Over the years, …Reaper has attracted negative publicity due to conservative pressure groups claiming the song encourages suicide, but Buck claims it isn’t about suicide at all. “It’s a love story that transcends the death of one of the partners and then they get back together again in another plain,” he continued. “It’s not about suicide, although I can see how people can think that, but that’s not where it’s at. It just imagines that there is an afterlife and that lovers will be reunited… Dying is a part of life, so don’t fear it, just know that it’s there for everybody and it just happens at different times.”
While writing material for 1976’s Agents Of Fortune long player, all the members of BÖC acquired TEAC four-track tape machines and (Don’t Fear) The Reaper was the first track that Buck wrote on his new setup. He even multi-tracked his own improvised drum kit. “I played drums on a dictionary and then I just mic’d my foot on the floor to get a kick sound!” laughed Buck. “And it was simple drumming, of course, but the guitar arrangement was essentially the way it was later recorded.”
(Don’t Fear) The Reaper was laid down at New York’s legendary Record Plant studio with equally legendary house engineer Shelly Yakus. “It was where most of the New York bands that were making hits were recording at that time,” explained Dharma.

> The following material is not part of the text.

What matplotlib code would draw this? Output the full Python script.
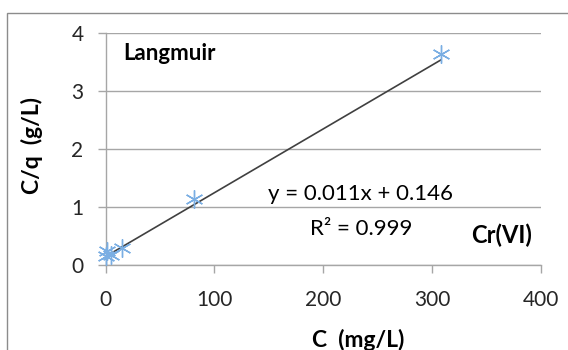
import matplotlib
matplotlib.use("Agg")
import matplotlib.pyplot as plt
from matplotlib.patches import Rectangle
import numpy as np

# Langmuir isotherm data for Cr(VI)
conc = [0.5, 1.5, 5, 15, 81, 308]                # C (mg/L)
c_over_q = [0.15, 0.24, 0.17, 0.30, 1.13, 3.63]  # C/q (g/L)
slope = 0.011
intercept = 0.146
r2 = 0.999

x_ticks = [0, 100, 200, 300, 400]
y_ticks = [0, 1, 2, 3, 4]

plt.rcParams['font.family'] = ['Lato', 'DejaVu Sans']

fig = plt.figure(figsize=(5.68, 3.5), dpi=100)
fig.patches.append(Rectangle((7 / 568, -0.1), 1.2, 1 - 13 / 350 + 0.1,
                             transform=fig.transFigure, fill=False,
                             edgecolor='#8c8c8c', linewidth=1.0))
ax = fig.add_axes([0.186, 0.243, 0.7665, 0.663])

ax.set_xlim(0, 400)
ax.set_ylim(0, 4)
ax.set_xticks(x_ticks)
ax.set_yticks(y_ticks)
ax.grid(axis='y', color='#a6a6a6', linewidth=1.0)
ax.set_axisbelow(True)
for side in ('top', 'right'):
    ax.spines[side].set_visible(False)
for side in ('left', 'bottom'):
    ax.spines[side].set_color('#a6a6a6')
    ax.spines[side].set_linewidth(1.0)
ax.tick_params(axis='both', colors='#a6a6a6', labelcolor='#262626',
               labelsize=15, length=6, width=1.0, direction='out')
ax.tick_params(axis='x', pad=12)
ax.tick_params(axis='y', pad=10)

# Linear trendline over the data range
xl = np.array([min(conc), max(conc)])
ax.plot(xl, slope * xl + intercept, color='#404040', linewidth=1.2, zorder=3)

ax.plot(conc, c_over_q, linestyle='none', marker=(6, 2, 0), markersize=13,
        markeredgewidth=1.0, markeredgecolor='#7aaee3', color='#7aaee3',
        zorder=4, clip_on=False)

ax.set_xlabel('C  (mg/L)', fontsize=16.5, fontweight='bold', va='top')
ax.xaxis.set_label_coords(0.58, -0.275)
ax.set_ylabel('C/q  (g/L)', fontsize=16.5, fontweight='bold')
ax.yaxis.set_label_coords(-0.145, 0.515)

ax.text(0.04, 0.884, 'Langmuir', transform=ax.transAxes, fontsize=16,
        fontweight='bold')
ax.text(0.372, 0.279, f'y = {slope}x + {intercept}', transform=ax.transAxes,
        fontsize=16)
ax.text(0.469, 0.129, f'R² = {r2}', transform=ax.transAxes, fontsize=16)
ax.text(0.84, 0.094, 'Cr(VI)', transform=ax.transAxes, fontsize=17,
        fontweight='bold')

fig.savefig('out.png', dpi=100)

“Most of the great rock records were being recorded there and so we were very happy to be a part of that. We’d run into Aerosmith, we’d run into Cheap Trick, we’d see Blondie and we’d see John Lennon and Yoko recording there, too.”
For …Reaper’s lead parts, Buck Dharma played his favourite Gibson SG while the main rhythm parts were laid down on a guitar owned by Murray Krugman, who co-produced Agents Of Fortune along with David Lucas and BÖC’s manager Sandy Pearlman.
“The main guitar lick was played on a Gibson ES-175, which is sort of a jazz box, through my Music Man 410 amplifier,” Dharma said. “The ES-175 belonged to Murray Krugman. He’d brought the guitar into the studio and I just plugged it in and played it.
"It had a particularly unique sound – a little different than the SG with a bit more character to it. The hard part about it was that when we play it live, nothing really sounds like that 175 so the live version always sounds a little different than the record.”
After the final mix of …Reaper was completed, the band and their production team knew they’d captured something special, but nobody could have predicted that the track would go on to become such a huge hit and one of the most oft-played 70s rock anthems in American radio history.
“We knew we had something,” Dharma continued. “Shelly did a great job of capturing the essence of the song in the recording. When we were mixing the record and listening to the playback, we knew we had something good, but we had no idea what it was going to do!
"We were thinking that it was going to be a strong FM radio track, and in those days hit radio was AM and album radio was FM, so we thought we’d have a good album track for FM radio. But beyond that – that it would actually take off and be a hit single? We had no idea!”